La FIFA use de ce que Erving Goffman appelle la "bureaucratisation de l’esprit afin que l’on puisse compter sur nous, pour qu’au moment prévu nous donnions une prestation parfaitement homogène", une réaction attendue. Le narcissisme devient un outil de propagande. Jamais autant critiquée, la FIFA tente de juguler son hémorragie de turpitudes sur la place publique (corruption des instances dirigeantes, socialisation des coûts et privatisation des profits, mépris de classe...), en comblant l’ego démesuré de ses contemporains. Contrepoids aux manifestations violemment réprimées dans les rues, elle polit l’image de son produit par le biais d’une flatterie populiste.
 

La confédération internationale préfère même ignorer certains débordements remarqués en tribune, car des sanctions viendraient ternir cette stratégie par l’image. Les joueurs camerounais ont été la cible d’insultes homophobes, sans suites au motif que les injures n’auraient pas été destinées à un joueur en particulier. Idem pour les drapeaux néo-nazis brandis par des supporters croates et russes, car les supporters n’auraient pu être identifiés. Claudio Sulser, le président de la commission disciplinaire de la FIFA a même prétexté que de tels actes ne sont pas couverts par le code disciplinaire de l’instance.
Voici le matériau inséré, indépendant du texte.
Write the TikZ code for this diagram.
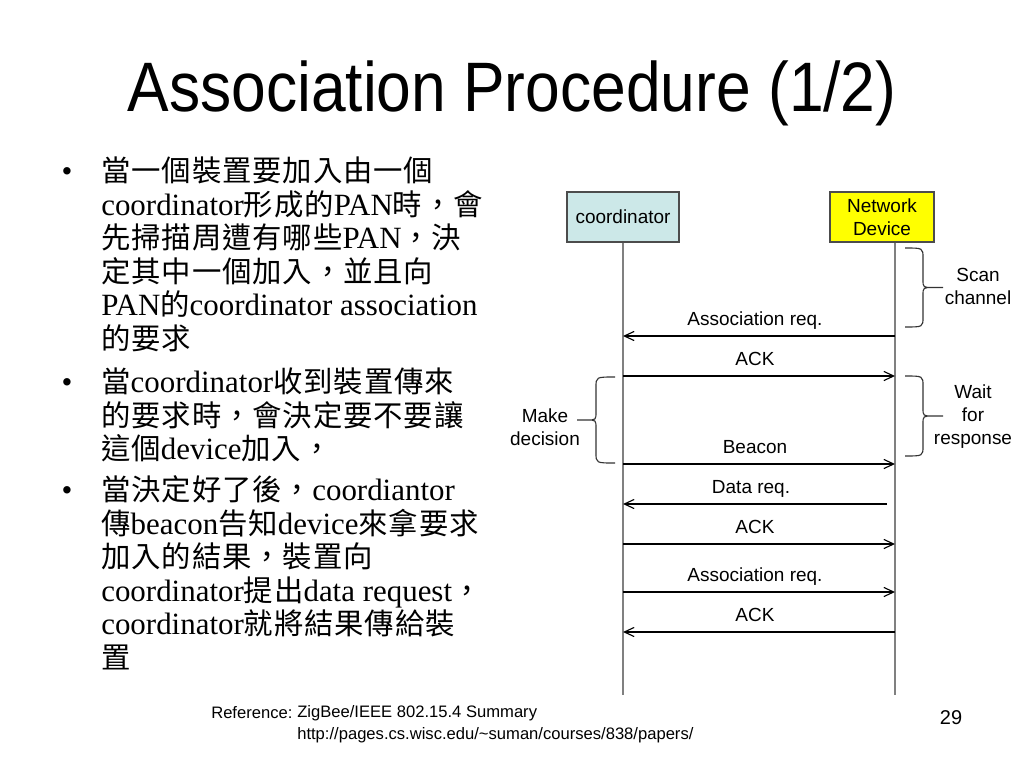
\documentclass[tikz,border=0pt]{standalone}
\usepackage{fontspec}
\usepackage{graphicx}
\setmainfont{Liberation Serif}
\setsansfont{Liberation Sans}
\newfontfamily\zhfont[Scale=0.95,LetterSpace=3]{Noto Sans CJK TC}
\usepackage{tikz}
\usetikzlibrary{arrows.meta,positioning,calc}
\definecolor{boxteal}{RGB}{204,232,232}
\definecolor{boxyellow}{RGB}{255,255,0}
\definecolor{lifegray}{RGB}{128,128,128}
\newcommand{\zw}[1]{{\zhfont#1}}
% 大括號: 端點x, 直線x, 尖端x, 上y, 下y
\newcommand{\sidebrace}[5]{%
  \draw[brc] (#1,#4) .. controls (#2,#4) .. (#2,{#4+10})
    -- (#2,{(#4+#5)/2-8}) .. controls (#2,{(#4+#5)/2}) .. ({(#2+#3)/2},{(#4+#5)/2})
    -- (#3,{(#4+#5)/2})
    ({(#2+#3)/2},{(#4+#5)/2}) .. controls (#2,{(#4+#5)/2}) .. (#2,{(#4+#5)/2+8})
    -- (#2,{#5-10}) .. controls (#2,#5) .. (#1,#5);}

\begin{document}
\begin{tikzpicture}[
  x=0.025cm, y=-0.025cm,
  font=\sffamily\fontsize{13.5}{16.4}\selectfont,
  actor/.style={draw=black!70,thick,minimum height=1.25cm,align=center,inner sep=2pt},
  life/.style={draw=lifegray,line width=1.3pt},
  msg/.style={-{Straight Barb[length=7pt,width=6.5pt]},line width=0.8pt},
  lbl/.style={anchor=base,yshift=7.5pt,xshift=-0.1cm},
  brc/.style={line width=0.8pt,draw=black!80},
  bracelbl/.style={align=center,inner sep=0pt},
  item/.style={font=\rmfamily\fontsize{22}{23.8}\selectfont,align=left,anchor=base west,inner sep=0pt},
  bull/.style={font=\rmfamily\fontsize{22}{23.8}\selectfont,anchor=base,inner sep=0pt},
  foot/.style={font=\sffamily\fontsize{11.8}{15}\selectfont,anchor=base west,align=left,inner sep=0pt},
]
\useasboundingbox (0,0) rectangle (1024,768);

% 標題
\node[font=\sffamily\fontsize{49.8}{60}\selectfont,anchor=base,inner sep=0pt] (title) at (512,112) {\scalebox{0.89}[1]{Association Procedure (1/2)}};

% 說明 (多行節點以最後一行為基線)
\node[bull] (b1) at (67,181.5) {•};
\node[item] (p1) at (101,349) {\zw{當一個裝置要加入由一個}\\coordinator\zw{形成的}PAN\zw{時，會}\\\zw{先掃描周遭有哪些}PAN\zw{，決}\\\zw{定其中一個加入，並且向}\\PAN\zw{的}coordinator association\\\zw{的要求}};
\node[bull] (b2) at (67,392.5) {•};
\node[item] (p2) at (101,459.5) {\zw{當}coordinator\zw{收到裝置傳來}\\\zw{的要求時，會決定要不要讓}\\\zw{這個}device\zw{加入，}};
\node[bull] (b3) at (67,500.5) {•};
\node[item] (p3) at (101,668) {\zw{當決定好了後，}coordiantor\\\zw{傳}beacon\zw{告知}device\zw{來拿要求}\\\zw{加入的結果，裝置向}\\coordinator\zw{提出}data request\zw{，}\\coordinator\zw{就將結果傳給裝}\\\zw{置}};

% 裝置
\node[actor,fill=boxteal,minimum width=2.8cm] (coord) at (623,217) {coordinator};
\node[actor,fill=boxyellow,minimum width=2.6cm] (dev) at (882,217) {Network\\Device};

% 生命線
\coordinate (cend) at (623,695);
\coordinate (dend) at (895,695);
\draw[life] (coord.south) -- (cend);
\draw[life] (dev.south -| dend) -- (dend);

% 訊息
\foreach \n/\y in {1/336,2/376,3/464,4/504,5/544,6/592,7/632} {
  \coordinate (c\n) at (623,\y);
  \coordinate (d\n) at (895,\y);
}
\draw[msg] (d1) -- node[lbl] {Association req.} (c1);
\draw[msg] (c2) -- node[lbl] {ACK} (d2);
\draw[msg] (c3) -- node[lbl] {Beacon} (d3);
\draw[msg] ([xshift=-0.2cm]d4) -- node[lbl] {Data req.} (c4);
\draw[msg] (c5) -- node[lbl] {ACK} (d5);
\draw[msg] (c6) -- node[lbl] {Association req.} (d6);
\draw[msg] (d7) -- node[lbl] {ACK} (c7);

% 括號
\sidebrace{905}{923}{943}{248}{327}
\sidebrace{905}{923}{943}{376}{456}
\sidebrace{615}{596}{577}{377}{463}
\node[bracelbl] (scan) at (978,286) {Scan\\channel};
\node[bracelbl] (wait) at (973,417) {Wait\\for\\response};
\node[bracelbl] (decide) at (545,427) {Make\\decision};

% 頁尾
\node[foot] (refkey) at (211,718) {Reference:};
\node[foot] (refsrc) at (297,739) {ZigBee/IEEE 802.15.4 Summary\\http://pages.cs.wisc.edu/\textasciitilde suman/courses/838/papers/};
\node[font=\sffamily\fontsize{14.2}{17}\selectfont,anchor=base,inner sep=0pt] (pgno) at (951,724) {29};

\end{tikzpicture}
\end{document}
Le narcissisme du destinataire de la propagande fait de lui un outil de celle-ci. Cible et vecteur ne font plus qu’un. Ne reste plus comme mince satisfaction le fait que Sepp Blatter ne peut apparaître sur l’écran géant sans être copieusement conspué.
 

Réactions

  • Jeff Tran Hui le 23/07/2014 à 16h51
    si Freud avait pu voir la coupe du monde en 24 caméras HD il aurait changé d'avis :D

  • manuFoU le 24/07/2014 à 09h04
    "Si un supporter qui se voit apparaître sur un grand écran en est tout content, c'est normal. Ce n'est pas le supporter qui recherche absolument à être filmé (dans son immense majorité et j'exclus les déguisements rigolos et les supportrices courts vêtues) mais le réalisateur qui cherche à meubler. 99% des supporteurs présents le sont...pour voir le match, pas leur tronche sur écran géant."


    Si seulement c'était vrai... Chaque arrêt de jeu est désormais l'occasion pour un nombre croissant de spectateurs de chercher à attirer l'attention des caméramen et du réalisateur à force de pancartes (souvent) idiotes, de déguisements (souvent) rigolos et de danses en tout genre. Le "phénomène" n'est d'ailleurs pas nouveau, les stades US et leurs écrans XXXXL l'ont systématisé depuis longtemps, mais c'est vrai qu'on n'avait jamais vu ça poussé à tel point pendant une coupe du monde.

  • Jeff Tran Hui le 24/07/2014 à 09h34
    @ manufou:

    Je peux négocier sur mes 99% :)

    Mais quand même, sur la masse des gens présents, on en a quand même une immense majorité qui n'a ni pancarte ni déguisement débile.

    Evidemment, les mecs déguisés en mousquetaires ou coqs espèrent bien qu'on les montrera, mais pour le reste...

    Aux US t'as la Kiss Cam :D

  • AKK, rends tes sets le 24/07/2014 à 12h25
    Honnêtement, les déguisements et les pancartes, ça vous ennuie ?
    Pour moi, c'est l'une des principales raisons, avec l'ambiance, d'aller au stade. De voir un spectacle différent que le même match diffusé à la télé...
    Bon, je désapprouve ceux qui le font pour passer à la télé (rares...) mais les autres ?

    Et comme je l'ai déjà dit ailleurs, je tolère assez bien les images de joie à la Coupe du Monde, parce que C'EST la Coupe de Monde ! Parce que j'aimerais être à leur place, parce que je serais aussi heureux qu'eux si c'était le cas, parce que la Coupe du Monde (et pas "la Coupe du Monde FIFA TM" on est d'accord), c'est la joie/la bonne ambiance, etc...

  • Pagis est magique le 31/07/2014 à 20h19
    Pour en revenir au thème concret de l'article :

    Contrairement aux matches de Ligue 1 ou de Coupe de France, et peut-être aux matches de ligue des champions, où un unique réalisateur a tout le pouvoir et le loisir de décider combien de caméras utiliser et où les placer, je ne crois pas que ce soit possible à faire dans le cadre d'une coupe du monde. Autrement, le stade sera rempli par plus de caméramen que de spectateurs.

    D'où ma question :
    Postulons donc que les réalisateurs respectifs de Be-In et TF1 ne font pas que recycler les images du réalisateur brésilien, et choisissent eux-mêmes les images du direct. Ils n'ont quand même pas d'autre choix que réutiliser les images qui leur sont disponibles grâce aux diverses caméras qui sont sur place, et qu'ils ne pilotent pas eux-mêmes. Il y a un temps mort, que font-ils ? Ben si une caméra se balade dans le public, que ce public soit déguisé ou court-vêtu, ils passeront sûrement cette image, d'autant qu'en général ledit public "répond" et que c'est très télégénique.

    Je ne crois pas qu'on puisse véritablement généraliser en parlant d'une consigne de la FIFA ou d'une tendance consciente ou pas des réalisateurs, ils font juste avec les moyens du bord.